Pipelines can be written as simple functions. They are created by using decorators appropriate to the specific use case you have. The moment it is run
, a pipeline is compiled and passed directly to the orchestrator.
Materializers
Materializers are used to convert a ZenML artifact into a specific format. They
are most often used to handle the input or output of ZenML steps, and can be
extended by building on the BaseMaterializer
class.
Steps
A step is a single piece or stage of a ZenML pipeline. Think of each step as being one of the nodes of a Directed Acyclic Graph (or DAG). Steps are responsible for one aspect of processing or interacting with the data / artifacts in the pipeline.
ZenML currently implements a basic step interface, but there will be other more customized interfaces (layered in a hierarchy) for specialized implementations. Conceptually, a Step is a discrete and independent part of a pipeline that is responsible for one particular aspect of data manipulation inside a ZenML pipeline.
Steps can be subclassed from the BaseStep
class, or used via our @step
decorator.
Artifact Stores
An artifact store is a place where artifacts are stored. These artifacts may have been produced by the pipeline steps, or they may be the data first ingested into a pipeline via an ingestion step.
Definitions of the BaseArtifactStore
class and the LocalArtifactStore
that builds on it are in this module.
Other artifact stores corresponding to specific integrations are to be found in
the integrations
module. For example, the GCPArtifactStore
, used when
running ZenML on Google Cloud Platform, is defined in
integrations.gcp.artifact_stores
.
Constants
Config
The config
module contains classes and functions that manage user-specific
configuration. ZenML's configuration is stored in a file called
.zenglobal.json
, located on the user's directory for configuration files.
(The exact location differs from operating system to operating system.)
The GlobalConfig
class is the main class in this module. It provides a
Pydantic configuration object that is used to store and retrieve configuration.
This GlobalConfig
object handles the serialization and deserialization of
the configuration options that are stored in the file in order to persist the
configuration across sessions.
Post Execution
After executing a pipeline, the user needs to be able to fetch it from history and perform certain tasks.
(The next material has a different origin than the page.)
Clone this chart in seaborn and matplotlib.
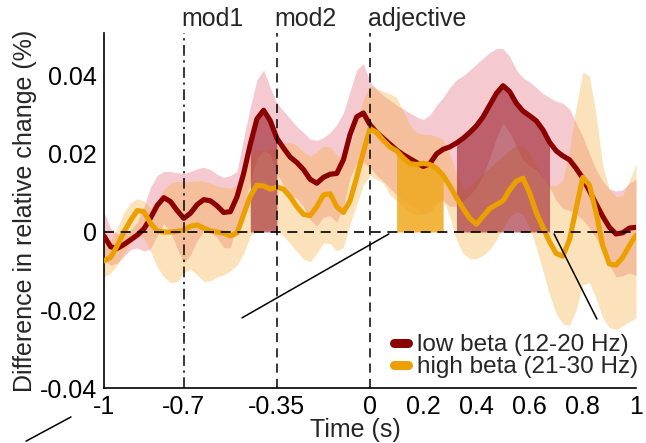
import numpy as np
import pandas as pd
import matplotlib
matplotlib.use("Agg")
import matplotlib.pyplot as plt
import seaborn as sns
from matplotlib.lines import Line2D

# ---------------- data ----------------
time_s = np.linspace(-1.0, 1.0, 81)

low_mean = [
    -0.0010, -0.0038, -0.0042, -0.0032, -0.0020, -0.0008, 0.0008, 0.0036, 0.0068, 0.0088,
    0.0078, 0.0055, 0.0035, 0.0048, 0.0070, 0.0083, 0.0080, 0.0067, 0.0050, 0.0052,
    0.0090, 0.0150, 0.0225, 0.0290, 0.0312, 0.0285, 0.0240, 0.0215, 0.0192, 0.0178,
    0.0160, 0.0135, 0.0125, 0.0140, 0.0148, 0.0150, 0.0185, 0.0250, 0.0295, 0.0305,
    0.0275, 0.0255, 0.0240, 0.0225, 0.0210, 0.0198, 0.0188, 0.0178, 0.0168, 0.0175,
    0.0200, 0.0212, 0.0218, 0.0228, 0.0240, 0.0255, 0.0272, 0.0295, 0.0325, 0.0355,
    0.0375, 0.0360, 0.0330, 0.0310, 0.0298, 0.0285, 0.0262, 0.0230, 0.0208, 0.0195,
    0.0185, 0.0163, 0.0138, 0.0105, 0.0072, 0.0040, 0.0012, -0.0005, -0.0002, 0.0010,
    0.0012]
low_upper = [
    0.0050, 0.0010, -0.0005, -0.0002, 0.0005, 0.0025, 0.0065, 0.0115, 0.0145, 0.0155,
    0.0155, 0.0152, 0.0150, 0.0155, 0.0162, 0.0166, 0.0160, 0.0148, 0.0140, 0.0145,
    0.0155, 0.0240, 0.0320, 0.0390, 0.0415, 0.0370, 0.0330, 0.0310, 0.0290, 0.0270,
    0.0255, 0.0238, 0.0235, 0.0242, 0.0255, 0.0275, 0.0305, 0.0360, 0.0415, 0.0432,
    0.0385, 0.0365, 0.0350, 0.0338, 0.0325, 0.0315, 0.0305, 0.0295, 0.0288, 0.0300,
    0.0325, 0.0345, 0.0370, 0.0390, 0.0400, 0.0415, 0.0430, 0.0445, 0.0460, 0.0470,
    0.0470, 0.0450, 0.0415, 0.0395, 0.0385, 0.0370, 0.0355, 0.0345, 0.0335, 0.0330,
    0.0315, 0.0280, 0.0245, 0.0200, 0.0160, 0.0130, 0.0110, 0.0105, 0.0108, 0.0125,
    0.0135]
low_lower = [
    -0.0070, -0.0086, -0.0079, -0.0062, -0.0045, -0.0041, -0.0049, -0.0043, -0.0009, 0.0021,
    0.0001, -0.0042, -0.0080, -0.0059, -0.0022, 0.0000, 0.0000, -0.0014, -0.0040, -0.0041,
    0.0025, 0.0060, 0.0130, 0.0190, 0.0209, 0.0200, 0.0150, 0.0120, 0.0094, 0.0086,
    0.0065, 0.0032, 0.0015, 0.0038, 0.0041, 0.0025, 0.0065, 0.0140, 0.0175, 0.0178,
    0.0165, 0.0145, 0.0130, 0.0112, 0.0095, 0.0081, 0.0071, 0.0061, 0.0048, 0.0050,
    0.0075, 0.0079, 0.0066, 0.0066, 0.0080, 0.0095, 0.0114, 0.0145, 0.0190, 0.0240,
    0.0280, 0.0255, 0.0220, 0.0185, 0.0170, 0.0160, 0.0140, 0.0115, 0.0081, 0.0060,
    0.0055, 0.0046, 0.0031, 0.0010, -0.0016, -0.0050, -0.0086, -0.0115, -0.0112, -0.0105,
    -0.0111]

high_mean = [
    -0.0074, -0.0065, -0.0035, 0.0000, 0.0030, 0.0055, 0.0052, 0.0022, 0.0003, 0.0000,
    0.0000, 0.0002, 0.0005, 0.0015, 0.0018, 0.0010, 0.0003, 0.0000, -0.0003, -0.0010,
    -0.0002, 0.0045, 0.0092, 0.0120, 0.0118, 0.0110, 0.0115, 0.0110, 0.0090, 0.0065,
    0.0045, 0.0042, 0.0065, 0.0095, 0.0098, 0.0065, 0.0050, 0.0080, 0.0140, 0.0205,
    0.0265, 0.0255, 0.0235, 0.0218, 0.0208, 0.0190, 0.0175, 0.0173, 0.0176, 0.0173,
    0.0163, 0.0145, 0.0118, 0.0088, 0.0060, 0.0035, 0.0020, 0.0040, 0.0060, 0.0070,
    0.0080, 0.0108, 0.0130, 0.0138, 0.0100, 0.0050, 0.0012, -0.0025, -0.0055, -0.0062,
    -0.0020, 0.0060, 0.0140, 0.0120, 0.0050, -0.0035, -0.0082, -0.0085, -0.0065, -0.0035,
    -0.0008]
high_upper = [
    -0.0030, -0.0020, 0.0010, 0.0050, 0.0075, 0.0085, 0.0080, 0.0060, 0.0080, 0.0110,
    0.0125, 0.0130, 0.0128, 0.0130, 0.0132, 0.0130, 0.0125, 0.0118, 0.0115, 0.0112,
    0.0120, 0.0155, 0.0195, 0.0210, 0.0210, 0.0212, 0.0220, 0.0228, 0.0230, 0.0222,
    0.0205, 0.0195, 0.0205, 0.0220, 0.0218, 0.0198, 0.0186, 0.0220, 0.0280, 0.0340,
    0.0375, 0.0368, 0.0360, 0.0355, 0.0344, 0.0310, 0.0275, 0.0255, 0.0250, 0.0250,
    0.0245, 0.0237, 0.0200, 0.0150, 0.0110, 0.0115, 0.0135, 0.0150, 0.0165, 0.0180,
    0.0195, 0.0210, 0.0222, 0.0222, 0.0200, 0.0170, 0.0140, 0.0120, 0.0118, 0.0135,
    0.0210, 0.0320, 0.0410, 0.0400, 0.0300, 0.0170, 0.0110, 0.0090, 0.0095, 0.0130,
    0.0175]
high_lower = [
    -0.0115, -0.0105, -0.0085, -0.0055, -0.0030, -0.0010, -0.0015, -0.0050, -0.0090, -0.0115,
    -0.0130, -0.0128, -0.0105, -0.0095, -0.0110, -0.0127, -0.0125, -0.0115, -0.0110, -0.0100,
    -0.0085, -0.0055, -0.0010, 0.0003, 0.0005, 0.0008, 0.0005, -0.0010, -0.0030, -0.0050,
    -0.0070, -0.0076, -0.0055, -0.0028, -0.0030, -0.0048, -0.0040, 0.0020, 0.0070, 0.0120,
    0.0145, 0.0135, 0.0125, 0.0095, 0.0080, 0.0065, 0.0050, 0.0045, 0.0045, 0.0055,
    0.0075, 0.0085, 0.0040, -0.0020, -0.0055, -0.0068, -0.0068, -0.0060, -0.0045, -0.0020,
    0.0010, 0.0040, 0.0052, 0.0045, 0.0010, -0.0040, -0.0100, -0.0160, -0.0210, -0.0235,
    -0.0240, -0.0200, -0.0135, -0.0130, -0.0170, -0.0220, -0.0245, -0.0250, -0.0240, -0.0230,
    -0.0220]

series_names = ["low beta (12-20 Hz)", "high beta (21-30 Hz)"]
low_sig_windows = [(-0.45, -0.35), (0.325, 0.675)]
high_sig_windows = [(0.1, 0.275)]

event_times = [-0.7, -0.35, 0.0]
event_labels = ["mod1", "mod2", "adjective"]

x_ticks = [-1, -0.7, -0.35, 0, 0.2, 0.4, 0.6, 0.8, 1]
x_ticklabels = ["-1", "-0.7", "-0.35", "0", "0.2", "0.4", "0.6", "0.8", "1"]
y_ticks = [-0.04, -0.02, 0, 0.02, 0.04]
y_ticklabels = ["-0.04", "-0.02", "0", "0.02", "0.04"]

# stray annotation strokes present in the source figure (data coords)
stray_segments = [((-0.481, -0.0220), (0.071, -0.0005)),
                  ((0.692, -0.0005), (0.853, -0.0223)),
                  ((-1.293, -0.0536), (-1.124, -0.0474))]

# ---------------- style ----------------
sns.set_style("white")
plt.rcParams["font.family"] = ["Liberation Sans", "DejaVu Sans"]

RED = "#8B0000"
ORANGE = "#EBA000"
FS = 18

fig = plt.figure(figsize=(6.46, 4.43), dpi=100)
ax = fig.add_axes([0.161, 0.124, 0.8235, 0.8015])

# CI bands
ax.fill_between(time_s, low_lower, low_upper, color="#E8788A", alpha=0.40, lw=0, zorder=1)
ax.fill_between(time_s, high_lower, high_upper, color="#F5B041", alpha=0.36, lw=0, zorder=1.1)

low_arr = np.array(low_mean)
high_arr = np.array(high_mean)
for a, b in low_sig_windows:
    m = (time_s >= a - 1e-9) & (time_s <= b + 1e-9)
    ax.fill_between(time_s, 0, low_arr, where=m, color="#9A1A28", alpha=0.6, lw=0, zorder=2)
for a, b in high_sig_windows:
    m = (time_s >= a - 1e-9) & (time_s <= b + 1e-9)
    ax.fill_between(time_s, 0, high_arr, where=m, color="#F0A81E", alpha=0.85, lw=0, zorder=2)

# mean lines via seaborn
df = pd.DataFrame({
    "time": np.concatenate([time_s, time_s]),
    "value": np.concatenate([low_arr, high_arr]),
    "band": [series_names[0]] * len(time_s) + [series_names[1]] * len(time_s),
})
sns.lineplot(data=df, x="time", y="value", hue="band", hue_order=series_names,
             palette=[RED, ORANGE], linewidth=3.7, ax=ax, legend=False, zorder=4)
for ln in ax.lines:
    ln.set_solid_capstyle("round")
    ln.set_solid_joinstyle("round")
    ln.set_zorder(4)

# zero line
ax.axhline(0, color="black", lw=1.2, ls=(0, (6, 4)), zorder=5)

# event lines
styles = [(0, (7, 3, 1.5, 3)), (0, (6, 4)), (0, (6, 4))]
for t, lab, st in zip(event_times, event_labels, styles):
    ax.axvline(t, color="black", lw=1.1, ls=st, zorder=5)
    ax.text(t - 0.008, 0.0545, lab, fontsize=FS, ha="left", va="center", clip_on=False)

for (x0, y0), (x1, y1) in stray_segments:
    ax.plot([x0, x1], [y0, y1], color="black", lw=1.1, clip_on=False, zorder=6)

ax.set_xlim(-1, 1)
ax.set_ylim(-0.04, 0.051)
ax.set_xticks(x_ticks)
ax.set_xticklabels(x_ticklabels, fontsize=FS)
ax.set_yticks(y_ticks)
ax.set_yticklabels(y_ticklabels, fontsize=FS)
ax.tick_params(axis="both", direction="out", length=4, width=1, pad=1, colors="black")
ax.set_xlabel("Time (s)", fontsize=FS, labelpad=0)
ax.xaxis.set_label_coords(0.472, -0.083)
ax.set_ylabel("Difference in relative change (%)", fontsize=FS, labelpad=2)
sns.despine(ax=ax)
for s in ["left", "bottom"]:
    ax.spines[s].set_color("black")
    ax.spines[s].set_linewidth(1.2)

handles = [Line2D([0], [0], color=RED, lw=6.5), Line2D([0], [0], color=ORANGE, lw=6.5)]
ax.legend(handles, series_names, loc="lower right", bbox_to_anchor=(1.022, 0.0),
          frameon=False, fontsize=17.5, handlelength=0.6, handletextpad=0.35,
          labelspacing=0.0, borderaxespad=0)

fig.savefig("out.png", dpi=100)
The post_execution submodule provides a set of interfaces with which the user can interact with artifacts, the pipeline, steps, and the post-run pipeline object.
Logger
Utils
The utils
module contains utility functions handling analytics, reading and
writing YAML data as well as other general purpose functions.
Exceptions
Orchestrators
An orchestrator is a special kind of backend that manages the running of each step of the pipeline. Orchestrators administer the actual pipeline runs. You can think of it as the 'root' of any pipeline job that you run during your experimentation.
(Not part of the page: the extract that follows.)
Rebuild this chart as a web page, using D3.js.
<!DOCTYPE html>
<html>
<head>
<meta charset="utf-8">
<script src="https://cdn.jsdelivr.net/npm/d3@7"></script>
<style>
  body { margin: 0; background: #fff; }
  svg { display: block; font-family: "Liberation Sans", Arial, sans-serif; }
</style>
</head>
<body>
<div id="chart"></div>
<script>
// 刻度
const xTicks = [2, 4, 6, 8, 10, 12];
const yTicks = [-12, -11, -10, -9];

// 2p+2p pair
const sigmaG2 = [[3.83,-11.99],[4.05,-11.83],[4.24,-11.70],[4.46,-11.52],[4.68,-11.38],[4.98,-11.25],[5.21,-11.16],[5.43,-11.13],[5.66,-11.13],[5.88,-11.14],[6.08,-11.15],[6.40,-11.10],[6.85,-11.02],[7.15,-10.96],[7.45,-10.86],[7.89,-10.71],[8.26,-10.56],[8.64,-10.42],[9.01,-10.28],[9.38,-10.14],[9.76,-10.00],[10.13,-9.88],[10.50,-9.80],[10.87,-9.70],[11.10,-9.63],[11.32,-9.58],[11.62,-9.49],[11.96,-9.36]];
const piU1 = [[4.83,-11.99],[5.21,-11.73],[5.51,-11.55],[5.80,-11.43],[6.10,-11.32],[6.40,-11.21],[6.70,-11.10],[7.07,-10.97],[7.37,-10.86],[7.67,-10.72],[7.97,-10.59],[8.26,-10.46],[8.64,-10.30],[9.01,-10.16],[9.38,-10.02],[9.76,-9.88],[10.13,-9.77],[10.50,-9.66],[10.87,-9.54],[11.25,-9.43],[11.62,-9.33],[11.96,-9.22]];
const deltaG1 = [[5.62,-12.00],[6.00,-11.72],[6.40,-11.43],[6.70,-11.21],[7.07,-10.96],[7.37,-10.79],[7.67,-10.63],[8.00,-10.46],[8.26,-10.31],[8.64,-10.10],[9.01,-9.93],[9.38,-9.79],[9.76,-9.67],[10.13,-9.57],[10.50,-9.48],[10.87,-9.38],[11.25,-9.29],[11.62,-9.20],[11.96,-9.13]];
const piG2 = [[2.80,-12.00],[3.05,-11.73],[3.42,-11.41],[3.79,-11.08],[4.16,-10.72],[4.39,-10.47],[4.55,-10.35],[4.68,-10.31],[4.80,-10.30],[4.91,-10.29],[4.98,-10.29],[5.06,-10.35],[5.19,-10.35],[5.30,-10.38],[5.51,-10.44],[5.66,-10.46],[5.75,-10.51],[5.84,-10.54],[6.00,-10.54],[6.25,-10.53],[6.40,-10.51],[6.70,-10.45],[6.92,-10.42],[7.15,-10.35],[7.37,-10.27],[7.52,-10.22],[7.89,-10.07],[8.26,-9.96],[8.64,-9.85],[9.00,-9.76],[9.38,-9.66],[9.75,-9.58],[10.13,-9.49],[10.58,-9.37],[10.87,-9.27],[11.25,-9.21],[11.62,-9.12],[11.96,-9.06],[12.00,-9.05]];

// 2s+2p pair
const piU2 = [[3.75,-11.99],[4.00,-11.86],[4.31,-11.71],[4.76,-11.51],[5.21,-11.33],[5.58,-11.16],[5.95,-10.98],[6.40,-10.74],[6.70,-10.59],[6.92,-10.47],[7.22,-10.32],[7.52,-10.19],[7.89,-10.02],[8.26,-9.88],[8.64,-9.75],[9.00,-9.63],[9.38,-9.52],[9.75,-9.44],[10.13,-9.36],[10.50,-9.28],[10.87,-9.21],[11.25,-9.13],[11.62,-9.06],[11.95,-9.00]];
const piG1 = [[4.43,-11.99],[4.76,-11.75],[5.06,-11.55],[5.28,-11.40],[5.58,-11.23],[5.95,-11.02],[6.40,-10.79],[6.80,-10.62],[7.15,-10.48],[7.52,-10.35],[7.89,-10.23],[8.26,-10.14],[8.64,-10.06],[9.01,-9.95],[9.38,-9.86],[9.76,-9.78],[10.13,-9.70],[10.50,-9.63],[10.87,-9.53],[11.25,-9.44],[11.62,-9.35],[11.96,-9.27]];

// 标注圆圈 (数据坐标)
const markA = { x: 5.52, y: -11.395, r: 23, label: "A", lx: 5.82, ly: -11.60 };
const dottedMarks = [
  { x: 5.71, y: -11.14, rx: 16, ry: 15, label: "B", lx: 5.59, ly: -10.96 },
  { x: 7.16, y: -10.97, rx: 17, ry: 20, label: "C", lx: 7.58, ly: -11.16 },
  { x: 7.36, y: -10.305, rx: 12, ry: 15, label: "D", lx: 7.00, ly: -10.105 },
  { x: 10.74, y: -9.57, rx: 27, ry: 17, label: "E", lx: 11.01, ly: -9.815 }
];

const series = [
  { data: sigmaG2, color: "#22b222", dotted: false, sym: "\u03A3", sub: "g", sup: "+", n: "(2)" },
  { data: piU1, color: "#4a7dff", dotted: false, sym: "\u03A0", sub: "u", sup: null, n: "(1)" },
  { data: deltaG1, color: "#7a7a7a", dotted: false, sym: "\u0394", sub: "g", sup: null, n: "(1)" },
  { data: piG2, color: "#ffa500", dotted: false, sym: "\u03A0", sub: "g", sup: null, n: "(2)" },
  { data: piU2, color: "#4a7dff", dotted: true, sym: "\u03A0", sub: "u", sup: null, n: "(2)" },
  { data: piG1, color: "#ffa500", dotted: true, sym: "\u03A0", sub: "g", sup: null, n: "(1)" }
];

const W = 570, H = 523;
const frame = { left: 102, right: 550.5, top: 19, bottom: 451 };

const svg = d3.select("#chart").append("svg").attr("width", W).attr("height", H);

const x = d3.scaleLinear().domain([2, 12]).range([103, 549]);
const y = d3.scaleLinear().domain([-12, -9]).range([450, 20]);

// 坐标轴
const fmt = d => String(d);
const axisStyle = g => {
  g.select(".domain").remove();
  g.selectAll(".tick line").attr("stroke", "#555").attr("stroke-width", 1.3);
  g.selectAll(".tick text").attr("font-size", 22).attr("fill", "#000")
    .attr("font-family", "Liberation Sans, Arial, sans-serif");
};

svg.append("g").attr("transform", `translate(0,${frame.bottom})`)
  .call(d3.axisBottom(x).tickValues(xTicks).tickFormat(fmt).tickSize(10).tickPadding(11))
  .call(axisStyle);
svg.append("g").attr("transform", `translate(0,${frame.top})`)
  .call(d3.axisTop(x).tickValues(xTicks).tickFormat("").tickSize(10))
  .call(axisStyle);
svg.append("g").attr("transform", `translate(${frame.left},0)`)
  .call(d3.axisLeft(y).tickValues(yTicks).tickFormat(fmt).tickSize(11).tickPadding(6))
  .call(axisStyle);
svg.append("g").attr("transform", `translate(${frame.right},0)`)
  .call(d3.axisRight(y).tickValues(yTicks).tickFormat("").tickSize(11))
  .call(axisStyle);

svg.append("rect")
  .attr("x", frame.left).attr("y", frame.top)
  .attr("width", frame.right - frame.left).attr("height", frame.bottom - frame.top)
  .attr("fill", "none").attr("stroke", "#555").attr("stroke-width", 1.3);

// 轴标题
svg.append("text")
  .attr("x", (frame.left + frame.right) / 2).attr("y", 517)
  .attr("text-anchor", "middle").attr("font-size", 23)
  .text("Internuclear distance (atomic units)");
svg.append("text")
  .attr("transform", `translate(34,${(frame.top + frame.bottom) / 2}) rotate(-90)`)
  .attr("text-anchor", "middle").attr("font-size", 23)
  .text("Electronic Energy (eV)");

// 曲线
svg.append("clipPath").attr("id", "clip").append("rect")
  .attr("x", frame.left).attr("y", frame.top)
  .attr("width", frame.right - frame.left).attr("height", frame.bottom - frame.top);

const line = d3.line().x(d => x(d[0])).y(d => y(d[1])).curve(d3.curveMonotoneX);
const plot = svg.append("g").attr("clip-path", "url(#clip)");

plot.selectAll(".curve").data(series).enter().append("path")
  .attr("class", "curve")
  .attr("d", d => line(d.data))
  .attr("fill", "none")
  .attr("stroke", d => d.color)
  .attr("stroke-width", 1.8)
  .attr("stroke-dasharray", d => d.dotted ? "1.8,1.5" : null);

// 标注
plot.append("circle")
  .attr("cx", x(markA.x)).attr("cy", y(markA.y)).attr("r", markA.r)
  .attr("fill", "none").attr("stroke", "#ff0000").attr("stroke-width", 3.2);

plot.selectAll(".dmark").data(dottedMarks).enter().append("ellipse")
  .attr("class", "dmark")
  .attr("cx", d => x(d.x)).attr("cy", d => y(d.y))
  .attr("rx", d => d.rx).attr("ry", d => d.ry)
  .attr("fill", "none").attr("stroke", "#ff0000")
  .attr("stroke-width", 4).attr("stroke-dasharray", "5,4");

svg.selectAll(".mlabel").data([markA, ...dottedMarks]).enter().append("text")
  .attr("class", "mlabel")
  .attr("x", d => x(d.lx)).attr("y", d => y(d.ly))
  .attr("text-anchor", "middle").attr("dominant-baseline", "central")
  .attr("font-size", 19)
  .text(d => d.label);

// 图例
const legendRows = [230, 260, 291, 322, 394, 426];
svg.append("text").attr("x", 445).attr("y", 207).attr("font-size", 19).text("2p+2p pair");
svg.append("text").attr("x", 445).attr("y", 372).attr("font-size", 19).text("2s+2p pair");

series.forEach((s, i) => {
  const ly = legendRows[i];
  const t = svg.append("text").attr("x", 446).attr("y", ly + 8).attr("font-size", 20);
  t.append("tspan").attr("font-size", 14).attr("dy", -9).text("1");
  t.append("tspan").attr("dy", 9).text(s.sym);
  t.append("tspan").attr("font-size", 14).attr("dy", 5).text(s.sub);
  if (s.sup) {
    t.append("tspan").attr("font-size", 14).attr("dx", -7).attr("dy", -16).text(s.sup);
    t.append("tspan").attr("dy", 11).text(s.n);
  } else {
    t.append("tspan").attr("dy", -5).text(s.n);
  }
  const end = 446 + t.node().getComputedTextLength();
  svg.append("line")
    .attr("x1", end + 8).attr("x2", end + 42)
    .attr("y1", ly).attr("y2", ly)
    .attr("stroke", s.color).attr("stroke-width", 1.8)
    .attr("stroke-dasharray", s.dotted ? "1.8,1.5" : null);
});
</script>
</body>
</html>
ZenML supports a local orchestrator out of the box which allows you to run your pipelines in a local environment. We also support using Apache Airflow as the orchestrator to handle the steps of your pipeline.
Container Registries
Io
The io
module handles file operations for the ZenML package. It offers a
standard interface for reading, writing and manipulating files and directories.
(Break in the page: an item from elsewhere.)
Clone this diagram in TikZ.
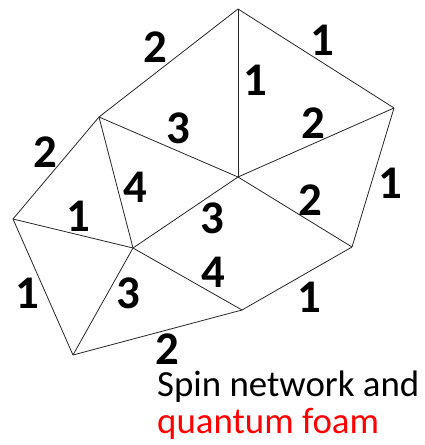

It is heavily influenced and inspired by the io
module of tfx
.
Visualizers
The visualizers
module offers a way of constructing and displaying
visualizations of steps and pipeline results. The BaseVisualizer
class is at
the root of all the other visualizers, including options to view the results of
pipeline runs, steps and pipelines themselves.
Artifacts
Artifacts are the data that power your experimentation and model training. It is actually steps that produce artifacts, which are then stored in the artifact store. Artifacts are written in the signature of a step like so:
.. code:: python
// Some code def my_step(first_artifact: int, second_artifact: torch.nn.Module -> int: # first_artifact is an integer # second_artifact is a torch.nn.Module return 1
Artifacts can be serialized and deserialized (i.e. written and read from the
Artifact Store) in various ways like TFRecords
or saved model
pickles, depending on what the step produces.The serialization and
deserialization logic of artifacts is defined by the appropriate Materializer.
Integrations
The ZenML integrations module contains sub-modules for each integration that we
support. This includes orchestrators like Apache Airflow, visualization tools
like the facets
library, as well as deep learning libraries like PyTorch.
Metadata Stores
The configuration of each pipeline, step, backend, and produced artifacts are
all tracked within the metadata store. The metadata store is an SQL database,
and can be sqlite
or mysql
.
Metadata are the pieces of information tracked about the pipelines, experiments and configurations that you are running with ZenML. Metadata are stored inside the metadata store.